I'm not at all interested in soap in the Hague, because its absence doesn't prove or disprove anything. You have taken the all too typical approach adopted by deniers and fellow travelers. You've made assertions which you haven't supported even when asked, and you've asked for evidence which, when presented, you've ignored, and you've offered new arguments which only distract, but don't prove or disprove anything.
You stated in an earlier post, regarding Spanner's testimony:
But given this was testimony given under some threat of deportation to Poland
As per the rules of the board, I've asked you to provide evidence for the claim, which you haven't done yet (and, in fact, we've since seen that Spanner wasn't wanted in Poland).
Furthermore, you asked, in the same post:
So aside from the member of the Polish resistance who Spanner used to threaten with handing over to the Gestapo and conceivably could have a grudge - did any other member of the Faculty give evidence about manufacture of human derived cleaning products
I provided the information from Witton and Neeley, which you haven't addressed.

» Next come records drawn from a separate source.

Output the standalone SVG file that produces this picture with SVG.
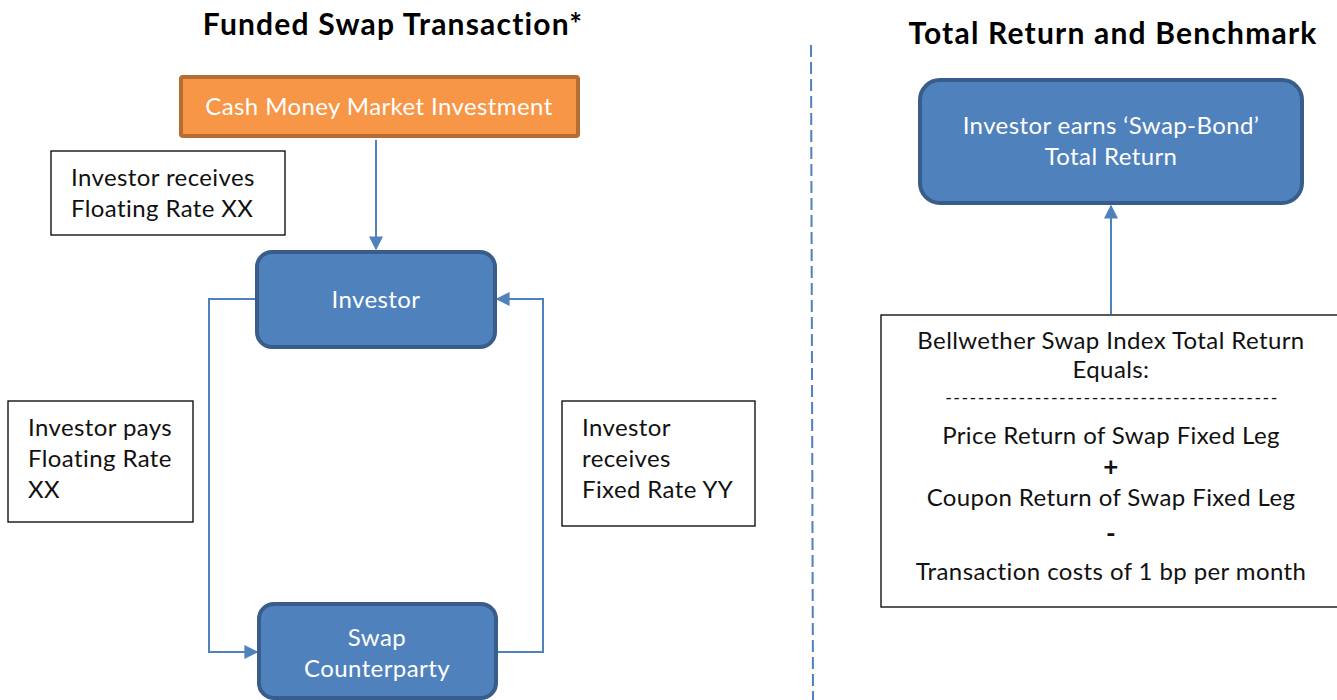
<svg xmlns="http://www.w3.org/2000/svg" width="1337" height="700" viewBox="0 0 1337 700">
<style>
text{font-family:Lato,"Noto Sans","DejaVu Sans",sans-serif;}
.title{font-size:30px;font-weight:bold;fill:#000;text-anchor:middle;letter-spacing:1.2px;}
.wt{font-size:24px;fill:#fff;text-anchor:middle;letter-spacing:0.4px;}
.bt{font-size:24px;fill:#111;letter-spacing:0.4px;}
.btc{font-size:24px;fill:#111;text-anchor:middle;letter-spacing:0.4px;}
.dash{font-size:18px;letter-spacing:1.45px;}
.op{font-weight:bold;font-size:26px;}
.blue{fill:#4F81BD;stroke:#385D8A;stroke-width:4;}
.lbl{fill:#fff;stroke:#000;stroke-width:1.3;}
.conn{fill:none;stroke:#4F81BD;stroke-width:2;}
</style>
<defs>
<marker id="ah2" viewBox="0 0 10 10" refX="9" refY="5" markerWidth="14" markerHeight="14" markerUnits="userSpaceOnUse" orient="auto">
<path d="M0,0 L10,5 L0,10 z" fill="#4F81BD"/>
</marker>
</defs>
<rect width="1337" height="700" fill="#fff"/>
<text class="title" x="393" y="35">Funded Swap Transaction*</text>
<text class="title" x="1113" y="44">Total Return and Benchmark</text>
<line x1="811" y1="45" x2="813" y2="700" stroke="#4F81BD" stroke-width="2" stroke-dasharray="12,5"/>
<g id="connectors">
<line class="conn" x1="376" y1="140" x2="376" y2="249" marker-end="url(#ah2)"/>
<polyline class="conn" points="257,299 209,299 209,652 257,652" marker-end="url(#ah2)"/>
<polyline class="conn" points="497,652 543,652 543,299 497,299" marker-end="url(#ah2)"/>
<line class="conn" x1="1111" y1="314" x2="1111" y2="206" marker-end="url(#ah2)"/>
</g>
<g id="cash">
<rect x="181" y="77" width="397" height="59" rx="2" fill="#F79646" stroke="#B66D31" stroke-width="4"/>
<text class="wt" x="379" y="115">Cash Money Market Investment</text>
</g>
<g id="lbl-receives-floating">
<rect class="lbl" x="51" y="151" width="234" height="84"/>
<text class="bt" x="71" y="186">Investor receives</text>
<text class="bt" x="71" y="217">Floating Rate XX</text>
</g>
<g id="investor">
<rect class="blue" x="257" y="252" width="238" height="95" rx="15"/>
<text class="wt" x="376" y="308">Investor</text>
</g>
<g id="lbl-pays-floating">
<rect class="lbl" x="8" y="401" width="185" height="121"/>
<text class="bt" x="28" y="436">Investor pays</text>
<text class="bt" x="28" y="467">Floating Rate</text>
<text class="bt" x="28" y="498">XX</text>
</g>
<g id="lbl-receives-fixed">
<rect class="lbl" x="562" y="401" width="193" height="125"/>
<text class="bt" x="582" y="436">Investor</text>
<text class="bt" x="582" y="467">receives</text>
<text class="bt" x="582" y="498">Fixed Rate YY</text>
</g>
<g id="swap-counterparty">
<rect class="blue" x="259" y="604" width="237" height="94" rx="15"/>
<text class="wt" x="377" y="646">Swap</text>
<text class="wt" x="377" y="677">Counterparty</text>
</g>
<g id="swap-bond">
<rect class="blue" x="920" y="80" width="382" height="123" rx="20"/>
<text class="wt" x="1111" y="134">Investor earns ‘Swap-Bond’</text>
<text class="wt" x="1111" y="165">Total Return</text>
</g>
<g id="benchmark">
<rect class="lbl" x="881" y="315" width="470" height="292"/>
<text class="btc" x="1111" y="349">Bellwether Swap Index Total Return</text>
<text class="btc" x="1111" y="378">Equals:</text>
<text class="btc dash" x="1112" y="404">-----------------------------------------</text>
<text class="btc" x="1111" y="444">Price Return of Swap Fixed Leg</text>
<text class="btc op" x="1111" y="476">+</text>
<text class="btc op" x="1111" y="543">-</text>
<text class="btc" x="1111" y="506">Coupon Return of Swap Fixed Leg</text>
<text class="btc" x="1111" y="580">Transaction costs of 1 bp per month</text>
</g>
</svg>
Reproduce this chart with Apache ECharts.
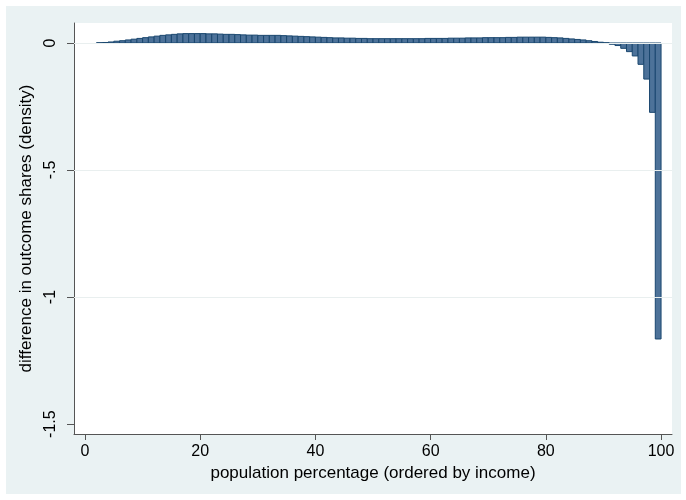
<!DOCTYPE html>
<html>
<head>
<meta charset="utf-8">
<script src="https://cdn.jsdelivr.net/npm/echarts@6/dist/echarts.min.js"></script>
<style>
html,body{margin:0;padding:0;background:#ffffff;}
#chart{width:686px;height:500px;}
</style>
</head>
<body>
<div id="chart"></div>
<script>
// Left edges of the 1-unit population bins (bin spans [left, left+1])
var binLeft = [2,3,4,5,6,7,8,9,10,11,12,13,14,15,16,17,18,19,20,21,22,23,24,25,26,27,28,29,30,31,32,33,34,35,36,37,38,39,40,41,42,43,44,45,46,47,48,49,50,51,52,53,54,55,56,57,58,59,60,61,62,63,64,65,66,67,68,69,70,71,72,73,74,75,76,77,78,79,80,81,82,83,84,85,86,87,88,89,90,91,92,93,94,95,96,97,98,99];
// Difference in outcome shares (density) for each bin
var diffValues = [0.001,0.002,0.004,0.007,0.009,0.012,0.015,0.018,0.021,0.024,0.027,0.030,0.032,0.034,0.036,0.037,0.037,0.037,0.037,0.036,0.036,0.035,0.034,0.034,0.033,0.032,0.031,0.031,0.030,0.030,0.030,0.030,0.029,0.028,0.027,0.026,0.025,0.024,0.023,0.022,0.021,0.020,0.020,0.019,0.019,0.018,0.018,0.017,0.017,0.017,0.017,0.017,0.017,0.017,0.017,0.017,0.017,0.018,0.018,0.018,0.018,0.019,0.019,0.019,0.020,0.020,0.020,0.021,0.021,0.021,0.021,0.022,0.022,0.023,0.023,0.023,0.023,0.023,0.022,0.021,0.020,0.018,0.016,0.014,0.012,0.009,0.006,0.003,0.001,-0.005,-0.010,-0.021,-0.034,-0.051,-0.084,-0.142,-0.273,-1.165];
var xTicks = [0,20,40,60,80,100];
var yTicks = [0,-0.5,-1,-1.5];
var yTickLabels = {'0':'0','-0.5':'-.5','-1':'-1','-1.5':'-1.5'};
var gridValues = [0,-0.5,-1];

var data = binLeft.map(function(l,i){ return [l, l+1, diffValues[i]]; });

var chart = echarts.init(document.getElementById('chart'), null, {renderer:'canvas'});
var FONT = 'Liberation Sans, Arial, Helvetica, sans-serif';
var option = {
  animation:false,
  backgroundColor:'#ffffff',
  graphic:[{type:'rect', z:-10, shape:{x:6,y:6,width:675,height:488}, style:{fill:'#eaf2f3'}}],
  grid:{left:74,right:14,top:23,bottom:66,backgroundColor:'#ffffff',show:true,borderWidth:0},
  xAxis:{
    type:'value', min:-1.91, max:101.9,
    name:'population percentage (ordered by income)', nameLocation:'middle', nameGap:25,
    nameTextStyle:{fontFamily:FONT,fontSize:17,color:'#000'},
    axisLine:{show:true,onZero:false,lineStyle:{color:'#555',width:1}},
    axisTick:{show:true,length:6,lineStyle:{color:'#555'},customValues:xTicks},
    axisLabel:{fontFamily:FONT,fontSize:16,color:'#000',margin:10,customValues:xTicks,showMinLabel:true,showMaxLabel:true},
    splitLine:{show:false}
  },
  yAxis:{
    type:'value', min:-1.539, max:0.0787,
    name:'difference in outcome shares (density)', nameLocation:'middle', nameGap:28, nameRotate:90,
    nameTextStyle:{fontFamily:FONT,fontSize:17,color:'#000'},
    axisLine:{show:true,onZero:false,lineStyle:{color:'#555',width:1}},
    axisTick:{show:true,length:7,lineStyle:{color:'#555'},customValues:yTicks},
    axisLabel:{fontFamily:FONT,fontSize:16,color:'#000',margin:15,rotate:90,customValues:yTicks,
      formatter:function(v){ var k=String(v); return yTickLabels[k]!==undefined?yTickLabels[k]:k; }},
    splitLine:{show:false}
  },
  series:[
    {
      type:'line', data:[], silent:true,
      markLine:{silent:true,symbol:'none',label:{show:false},
        lineStyle:{color:'#e9efef',width:1.2,type:'solid'},
        data:gridValues.map(function(v){return {yAxis:v};})}
    },
    {
      type:'custom',
      data:data,
      encode:{x:[0,1],y:2},
      renderItem:function(params, api){
        var x0=api.value(0), x1=api.value(1), v=api.value(2);
        var p0=api.coord([x0,0]), p1=api.coord([x1,v]);
        return {type:'rect',
          shape:{x:p0[0],y:Math.min(p0[1],p1[1]),width:p1[0]-p0[0],height:Math.abs(p1[1]-p0[1])},
          style:{fill:'#4d7299',stroke:'#1a476f',lineWidth:1}};
      }
    }
  ]
};
chart.setOption(option);
</script>
</body>
</html>
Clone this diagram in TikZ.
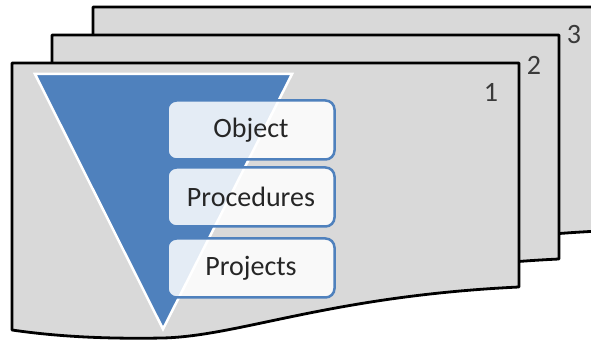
\documentclass[tikz,border=0pt]{standalone}
\usepackage{fontspec}
\setmainfont{Carlito}
\definecolor{sheetgray}{HTML}{D9D9D9}
\definecolor{funnelblue}{HTML}{4F81BD}
\definecolor{labelgray}{HTML}{262626}
\definecolor{numgray}{HTML}{3A3A3A}
\tikzset{
  sheet/.style={fill=sheetgray, draw=black, line width=2.8pt, line join=round},
  item/.style={rounded corners=9pt, minimum width=167pt, minimum height=59pt,
    draw=funnelblue, line width=2.5pt, fill=white, fill opacity=0.85,
    text opacity=1, text=labelgray, font=\fontsize{28}{32}\selectfont},
  pagenum/.style={text=numgray, font=\fontsize{28}{32}\selectfont, inner sep=0pt},
}
% outline of one page with a wavy bottom edge
\newcommand\pageoutline{(519,287) -- (519,63) -- (12,63) -- (12,330)
  .. controls (60,337) and (110,339) .. (163,338)
  .. controls (240,336) and (330,296) .. (519,287) -- cycle}
\begin{document}
\begin{tikzpicture}[x=1pt, y=-1pt]
  \useasboundingbox (0,0) rectangle (591,344);
  \clip (0,0) rectangle (591,344);
  \fill[white] (0,0) rectangle (591,344);

  % stacked pages, back to front
  \begin{scope}[shift={(81,-56)}]
    \filldraw[sheet] \pageoutline;
  \end{scope}
  \begin{scope}[shift={(40,-28)}]
    \filldraw[sheet] \pageoutline;
  \end{scope}
  \filldraw[sheet] \pageoutline;

  % page numbers
  \node[pagenum] (n3) at (574,35) {3};
  \node[pagenum] (n2) at (534,65) {2};
  \node[pagenum] (n1) at (491,92) {1};

  % funnel
  \filldraw[fill=funnelblue, draw=white, line width=2.5pt, line join=miter]
    (35,74) -- (292,74) -- (163,329) -- cycle;

  % stages
  \node[item] (obj)  at (251,130) {Object};
  \node[item] (proc) at (251,197) {Procedures};
  \node[item] (proj) at (251,268) {Projects};
\end{tikzpicture}
\end{document}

As for you latest post, again, you ignore the evidence that exist, and propose some contradictory red herrings, arguing
1. That this is
a deliberate propaganda hoax
2.
None of the affidavits that I have seen describe anything like a normal soap making process nor does Dr Neander's accidental by-product suggestion suffice as an explanation
Let's leave aside the obvious--of course this wasn't a "normal" soap making process, because Spanner wasn't making "normal soap." This is a bit like arguing that there were no gassings in Auschwitz because the descriptions of them don't correspond to the normal protocol for gassings in American prisons. But let's look at your larger argument
According to you, this is simultaneously a deliberate effort to make up a story to demonize the Nazis, but, at the same time, the story they created actually doesn't do that? Meaning, this was supposed to be an effort by the Soviets to depict the Germans as monsters who made corpses into soap, but then, the story which you claim they contrived, which Spanner was coerced into admitting to, simply involved one individual, who primarily used corpses of executed German prisoners and sanitarium patients who may have simply died from natural causes, in order to produce a soapy by-product which was used primarily for preparing anatomical models, and some of which was used for cleaning up in the institute (oh, and
some of it
might have been sold elsewhere on the black market. Oh, and then, having created this brilliant propaganda coup,
they don't actually charge the figure involved with any crime.
so to reiterate, everybody employed in the Institute who testified spoke of the soap-making process, ranging from Spanner himself (who, at this point, had no reason to admit to making soap out of corpses--there was no evidence of coercion, and it's hardly an admission that reflects well on him) to the British POWS, who certainly were at no risk from the NKVD. In response to that testimony, you offer various contradictory, and essentially meaningless speculations. Evidence has been presented in the form of the testimony from Spanner, Wiltton, Neeley and others. If you can disprove that, please do so--the absence of a bar of soap at the Hague doesn't prove or disprove anything. As for your comments regarding the production of soap itself, this is a fairly anonymous forum. If you have the chemistry credentials to challenge Neander's assertions in some peer-reviewed journal, that would be great. At this point, though, he's made those assertions in such a medium, and, seeing as how how the soap wasn't "normal soap" but rather a sort industrial semi-soap, nothing you've said (even if true), is particularly problemeatic.